At the time I was in my sort of minimalist rock photography style. I took a roll of used seamless paper and I would masking-tape it to a hotel room wall. I had just discovered that by carefully using my Pentax 20mm wide angle I could make my pictures look almost as if I had not used such an extreme wide angle. The point of using the wide angle is that it forced me to get close (and intimate) to my subjects. Of the interview these words by Les Wiseman I have always remembered fondly:
"So how about all this mysticism and occult stuf on your new album [Juju]? I heard myself asking a few minutes after tuning on the tape recorder. Thus far the interview had been like trying to reach a mayonnaise lid that has slipped under the frige. Siouxie looked bayfully sweet in oversized trousers prevented from falling right off by a pair of old braces, and a blousy pullover shirt appliquéd with a snarling leopard, her hair a jet elfin hat skyrocketing from her skull.
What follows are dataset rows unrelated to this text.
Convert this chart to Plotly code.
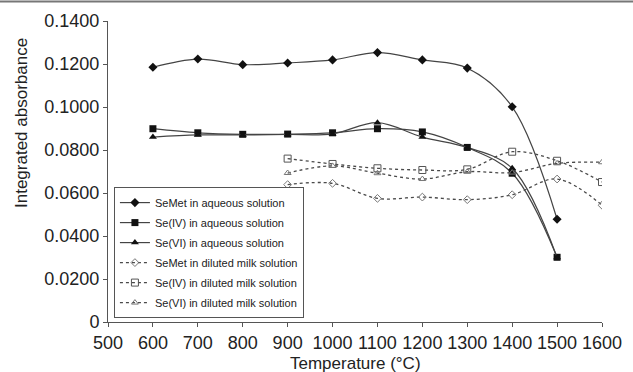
import plotly.graph_objects as go

temps_aq = [600, 700, 800, 900, 1000, 1100, 1200, 1300, 1400, 1500]
semet_aq = [0.1185, 0.1223, 0.1197, 0.1205, 0.1219, 0.1253, 0.1219, 0.1181, 0.1001, 0.0478]
se4_aq = [0.0899, 0.0880, 0.0873, 0.0874, 0.0880, 0.0899, 0.0884, 0.0812, 0.0692, 0.0301]
se6_aq = [0.0860, 0.0870, 0.0870, 0.0872, 0.0875, 0.0927, 0.0860, 0.0812, 0.0715, 0.0300]

temps_milk = [900, 1000, 1100, 1200, 1300, 1400, 1500, 1600]
semet_milk = [0.0639, 0.0645, 0.0575, 0.0581, 0.0569, 0.0592, 0.0665, 0.0543]
se4_milk = [0.0760, 0.0735, 0.0715, 0.0707, 0.0710, 0.0792, 0.0750, 0.0651]
se6_milk = [0.0693, 0.0726, 0.0692, 0.0665, 0.0699, 0.0695, 0.0738, 0.0743]

x_ticks = [500, 600, 700, 800, 900, 1000, 1100, 1200, 1300, 1400, 1500, 1600]
y_ticks = [0, 0.02, 0.04, 0.06, 0.08, 0.10, 0.12, 0.14]
y_ticktext = ["0", "0.0200", "0.0400", "0.0600", "0.0800", "0.1000", "0.1200", "0.1400"]

names = ["SeMet in aqueous solution", "Se(IV) in aqueous solution", "Se(VI) in aqueous solution",
         "SeMet in diluted milk solution", "Se(IV) in diluted milk solution", "Se(VI) in diluted milk solution"]

fig = go.Figure()
aq_line = dict(color="#444444", width=1.2, shape="spline")
milk_line = dict(color="#4a4a4a", width=1.3, shape="spline", dash="dot")

series = [
    (temps_aq, semet_aq, aq_line, dict(symbol="diamond", size=7, color="#111111")),
    (temps_aq, se4_aq, aq_line, dict(symbol="square", size=7, color="#111111")),
    (temps_aq, se6_aq, aq_line, dict(symbol="triangle-up", size=7, color="#111111")),
    (temps_milk, semet_milk, milk_line, dict(symbol="diamond-open", size=6, color="#777777")),
    (temps_milk, se4_milk, milk_line, dict(symbol="square-open", size=7, color="#555555")),
    (temps_milk, se6_milk, milk_line, dict(symbol="triangle-up-open", size=6, color="#777777")),
]
for i, (xs, ys, ln, mk) in enumerate(series):
    fig.add_trace(go.Scatter(x=xs, y=ys, name=names[i], mode="lines+markers", line=ln, marker=mk,
                             legendgroup="g%d" % i))

axis_common = dict(showgrid=False, zeroline=False, showline=True, linecolor="#555555", linewidth=1,
                   ticks="outside", ticklen=4, tickcolor="#555555", automargin=False,
                   tickfont=dict(family="Liberation Sans, Arial, sans-serif", size=18, color="#222222"))

fig.update_layout(
    width=633, height=372,
    margin=dict(l=108, r=31, t=21, b=50, autoexpand=False),
    paper_bgcolor="white", plot_bgcolor="white",
    xaxis=dict(range=[500, 1600], tickvals=x_ticks, ticktext=[str(v) for v in x_ticks], **axis_common),
    yaxis=dict(range=[0, 0.14], tickvals=y_ticks, ticktext=y_ticktext, **axis_common),
    legend=dict(x=0.012, y=0.013, xanchor="left", yanchor="bottom", bordercolor="#555555", borderwidth=1,
                bgcolor="white", font=dict(family="Liberation Sans, Arial", size=11, color="#222222"),
                tracegroupgap=1, itemwidth=30),
    showlegend=True,
    annotations=[
        dict(text="Temperature (°C)", xref="paper", yref="paper", x=0.5, y=-41/301, xanchor="center",
             yanchor="middle", showarrow=False,
             font=dict(family="Liberation Sans, Arial, sans-serif", size=17, color="#222222")),
        dict(text="Integrated absorbance", xref="paper", yref="paper", x=-87/494, y=(322-123)/301,
             xanchor="center", yanchor="middle", textangle=-90, showarrow=False,
             font=dict(family="Liberation Sans, Arial, sans-serif", size=17, color="#222222")),
    ],
    shapes=[dict(type="line", xref="paper", yref="paper", x0=-108/494, x1=(633-108)/494,
                 y0=(322-1.5)/301, y1=(322-1.5)/301, line=dict(color="#777777", width=2))],
)

fig.write_html("out.html", config={"displayModeBar": False},
               post_script="document.body.style.margin='0';document.body.style.overflow='hidden';")
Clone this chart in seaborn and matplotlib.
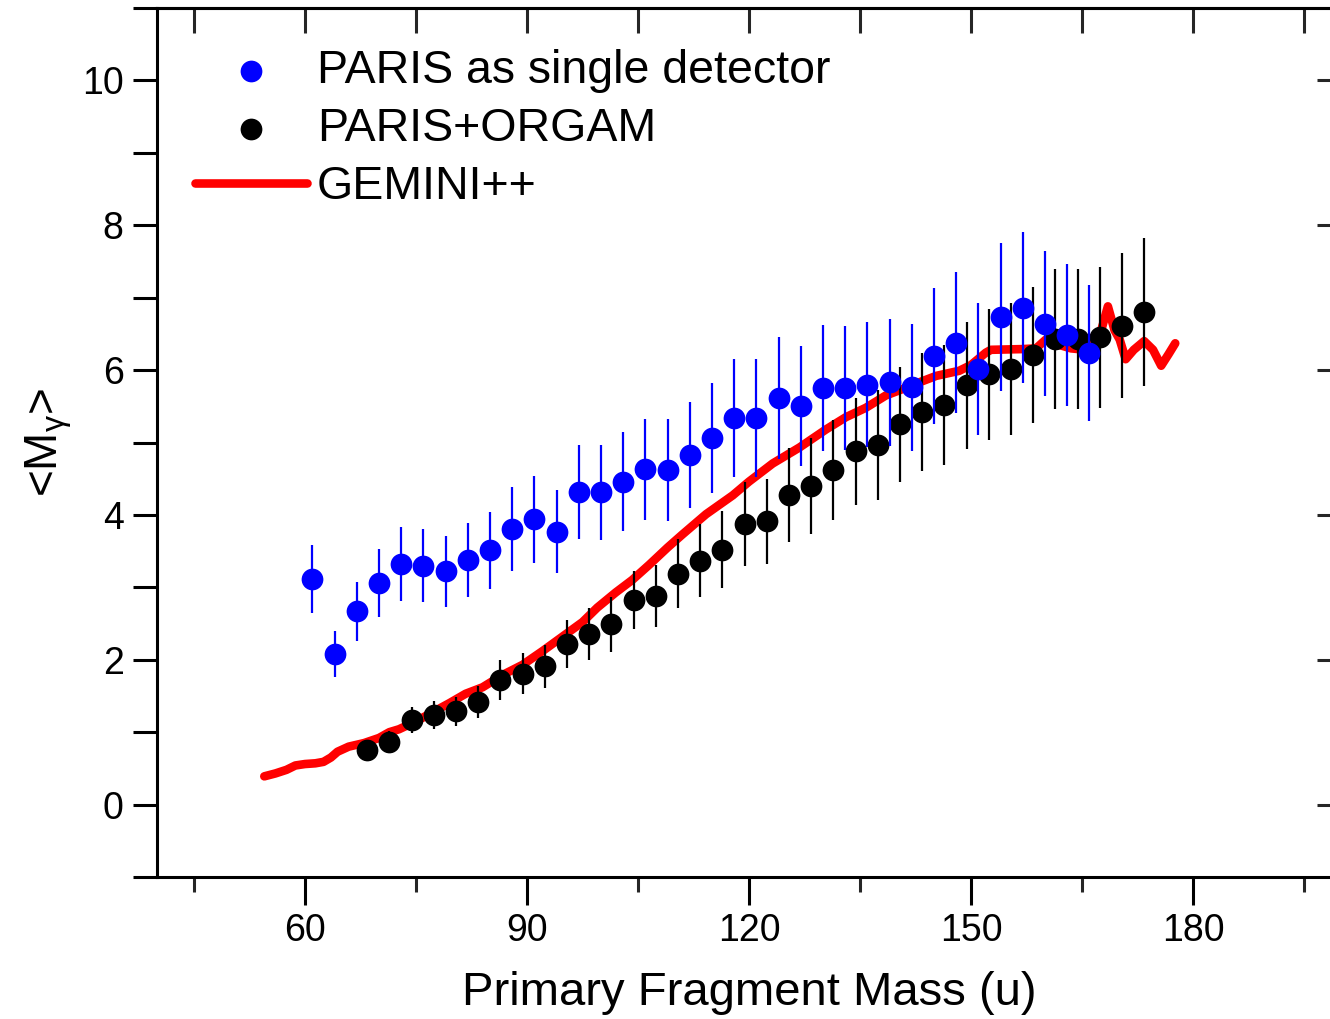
import numpy as np
import pandas as pd
import matplotlib
matplotlib.use("Agg")
import matplotlib.pyplot as plt
from matplotlib.ticker import MultipleLocator, NullLocator
import seaborn as sns

# ---------------- data ----------------
paris_mass = [61, 64, 67, 70, 73, 76, 79, 82, 85, 88, 91, 94, 97, 100, 103, 106, 109, 112,
              115, 118, 121, 124, 127, 130, 133, 136, 139, 142, 145, 148, 151, 154, 157, 160, 163, 166]
paris_mg = [3.12, 2.08, 2.67, 3.06, 3.32, 3.30, 3.22, 3.38, 3.51, 3.81, 3.94, 3.77, 4.32, 4.31,
            4.46, 4.63, 4.62, 4.83, 5.06, 5.34, 5.34, 5.61, 5.50, 5.75, 5.75, 5.80, 5.83, 5.76,
            6.19, 6.38, 6.02, 6.73, 6.86, 6.64, 6.49, 6.24]
paris_err = [0.47, 0.32, 0.41, 0.47, 0.51, 0.50, 0.49, 0.51, 0.53, 0.58, 0.60, 0.57, 0.65, 0.65,
             0.68, 0.70, 0.70, 0.73, 0.76, 0.81, 0.81, 0.84, 0.83, 0.87, 0.86, 0.86, 0.88, 0.88,
             0.94, 0.97, 0.91, 1.02, 1.04, 1.00, 0.98, 0.94]

orgam_mass = [68.4, 71.4, 74.4, 77.4, 80.4, 83.4, 86.4, 89.4, 92.4, 95.4, 98.4, 101.4, 104.4,
              107.4, 110.4, 113.4, 116.4, 119.4, 122.4, 125.4, 128.4, 131.4, 134.4, 137.4, 140.4,
              143.4, 146.4, 149.4, 152.4, 155.4, 158.4, 161.4, 164.4, 167.4, 170.4, 173.4]
orgam_mg = [0.76, 0.87, 1.17, 1.24, 1.29, 1.42, 1.72, 1.81, 1.91, 2.22, 2.35, 2.49, 2.82, 2.88,
            3.19, 3.37, 3.52, 3.87, 3.91, 4.28, 4.40, 4.62, 4.88, 4.97, 5.25, 5.42, 5.52, 5.79,
            5.94, 6.01, 6.21, 6.43, 6.43, 6.45, 6.61, 6.80]
orgam_err = [0.12, 0.14, 0.18, 0.19, 0.20, 0.22, 0.27, 0.28, 0.30, 0.33, 0.36, 0.38, 0.40, 0.43,
             0.48, 0.51, 0.53, 0.58, 0.59, 0.65, 0.66, 0.69, 0.74, 0.76, 0.79, 0.81, 0.83, 0.88,
             0.90, 0.91, 0.94, 0.97, 0.97, 0.97, 1.00, 1.02]

gemini_mass = [54.5, 56.0, 57.5, 58.7, 60.0, 61.4, 62.5, 63.5, 64.4, 65.9, 68.0, 70.0, 71.4, 72.7,
               75.0, 77.7, 79.5, 81.7, 84.0, 86.7, 89.4, 92.1, 94.8, 97.5, 99.5, 102.0, 104.2,
               106.5, 109.0, 111.0, 114.2, 117.8, 120.0, 123.2, 126.8, 130.4, 133.1, 135.8, 138.5,
               140.3, 143.0, 145.3, 148.4, 150.0, 152.0, 152.7, 157.0, 158.8, 160.1, 161.5, 163.5,
               165.5, 166.5, 167.6, 168.5, 169.4, 170.1, 170.9, 172.0, 173.4, 174.6, 175.7, 176.7,
               177.6]
gemini_mg = [0.39, 0.43, 0.48, 0.54, 0.56, 0.57, 0.59, 0.65, 0.73, 0.80, 0.85, 0.92, 1.00, 1.04,
             1.15, 1.30, 1.40, 1.53, 1.62, 1.79, 1.93, 2.12, 2.32, 2.52, 2.72, 2.93, 3.10,
             3.31, 3.55, 3.73, 4.01, 4.27, 4.46, 4.71, 4.93, 5.18, 5.35, 5.48, 5.65,
             5.72, 5.83, 5.92, 5.99, 6.07, 6.24, 6.28, 6.29, 6.30, 6.42, 6.36, 6.30,
             6.28, 6.45, 6.55, 6.88, 6.55, 6.42, 6.15, 6.28, 6.40, 6.28, 6.06, 6.22,
             6.37]

labels = ["PARIS as single detector", "PARIS+ORGAM", "GEMINI++"]
x_ticks = [60, 90, 120, 150, 180]
y_ticks = [0, 2, 4, 6, 8, 10]

# ---------------- style ----------------
sns.set_theme(style="white")
plt.rcParams["font.family"] = ["Liberation Sans", "DejaVu Sans"]
plt.rcParams["mathtext.fontset"] = "custom"
plt.rcParams["mathtext.rm"] = "Liberation Sans"
plt.rcParams["mathtext.it"] = "Liberation Sans"
plt.rcParams["mathtext.default"] = "regular"
plt.rcParams["text.color"] = "black"
plt.rcParams["axes.labelcolor"] = "black"

W, H = 1330, 1019
fig = plt.figure(figsize=(W / 100, H / 100), dpi=100)
ax_l, ax_r, ax_t, ax_b = 157, 1341, 8, 877
ax = fig.add_axes([ax_l / W, (H - ax_b) / H, (ax_r - ax_l) / W, (ax_b - ax_t) / H])

df_p = pd.DataFrame({"m": paris_mass, "g": paris_mg, "e": paris_err})
df_o = pd.DataFrame({"m": orgam_mass, "g": orgam_mg, "e": orgam_err})
df_g = pd.DataFrame({"m": gemini_mass, "g": gemini_mg})

# red line (bottom)
sns.lineplot(data=df_g, x="m", y="g", ax=ax, color="#FF0000", linewidth=6.2,
             sort=False, estimator=None, label=labels[2], solid_capstyle="round", zorder=2)

# black points
ax.errorbar(df_o["m"], df_o["g"], yerr=df_o["e"], fmt="none", ecolor="black",
            elinewidth=1.6, capsize=0, zorder=3)
sns.scatterplot(data=df_o, x="m", y="g", ax=ax, color="black", s=245, linewidth=0,
                label=labels[1], zorder=4)

# blue points
ax.errorbar(df_p["m"], df_p["g"], yerr=df_p["e"], fmt="none", ecolor="#0000FF",
            elinewidth=1.6, capsize=0, zorder=5)
sns.scatterplot(data=df_p, x="m", y="g", ax=ax, color="#0000FF", s=245, linewidth=0,
                label=labels[0], zorder=6)

ax.set_xlim(40, 200)
ax.set_ylim(-1, 11)

# spines
for side in ["left", "bottom", "top"]:
    ax.spines[side].set_visible(True)
    ax.spines[side].set_linewidth(2.2)
    ax.spines[side].set_color("black")
ax.spines["right"].set_visible(False)

ax.xaxis.set_major_locator(MultipleLocator(30))
ax.xaxis.set_minor_locator(MultipleLocator(15))
ax.yaxis.set_major_locator(MultipleLocator(2))
ax.yaxis.set_minor_locator(MultipleLocator(1))
ax.set_xticks(x_ticks)
ax.set_yticks(y_ticks)

ax.tick_params(axis="x", which="major", direction="out", length=20, width=2.2,
               bottom=True, top=False, pad=6, labelsize=27, colors="black")
ax.tick_params(axis="x", which="minor", direction="out", length=11, width=2.2,
               bottom=True, top=False)
ax.tick_params(axis="y", which="both", direction="out", length=17, width=2.2,
               left=True, right=False, pad=7, labelsize=27, colors="black")

# top axis with inward ticks
top = ax.secondary_xaxis("top")
top.xaxis.set_major_locator(MultipleLocator(15))
top.tick_params(axis="x", which="major", direction="in", length=18, width=2.2, labeltop=False)
top.xaxis.set_minor_locator(NullLocator())
top.spines["top"].set_linewidth(2.2)

# right axis with inward ticks (major only)
right = ax.secondary_yaxis("right")
right.set_yticks(y_ticks)
right.yaxis.set_minor_locator(NullLocator())
right.tick_params(axis="y", which="major", direction="in", length=17, width=2.2, labelright=False)

ax.set_xlabel("Primary Fragment Mass (u)", fontsize=34, labelpad=16, color="black")
ax.set_ylabel(r"<M$_{\gamma}$>", fontsize=33, labelpad=6, color="black")

# legend: order blue, black, red
handles, labs = ax.get_legend_handles_labels()
order = [labs.index(l) for l in labels]
leg = ax.legend([handles[i] for i in order], [labs[i] for i in order],
                loc="upper left", bbox_to_anchor=((195 - ax_l) / (ax_r - ax_l), 1 - (49 - ax_t) / (ax_b - ax_t)),
                frameon=False, fontsize=33.5, handlelength=2.4, handletextpad=0.22,
                labelspacing=0.30, borderpad=0, borderaxespad=0, scatterpoints=1)
for t in leg.get_texts():
    t.set_color("black")

fig.savefig("out.png", dpi=100)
Travel-weary and over-interviewed, she lay propped up on the bed, drinking vodka and smoking like some Twilight Zone Garbo."
It is only recently that I have found out that Siouxsie was really one of the biggest influences on the goth movement. I went to her concert that evening and I was mesmerized by her singing as she droned and shifted from side to side while wearing the tiniest of mini skirts over a pair of beautiful legs in fishnets.
Or as Les Wiseman described it:
Then, bounding and writhing to center stage, Cleopatra-eyed, her hair freaked froth rising from a blur of body language stolen from a Haitian dervish, Siouxsie appears a gorgous vison of rock'n'roll energy in high leather boots, miniskirt and fishnet stockings. The ways that she moves make Mick Jagger and Peter Wolf look as though their shorts are starched with fiberglass. "Oh severed head/I'll feed your head with bread/and paint you lips bright red/I'll keep it fresh on ice/it will look very nice." She chants, incants, moans, shrieks, commands. "And don't forget/when your elders forget/to say their prayers/ take them by the legs/ and throw them down the stairs."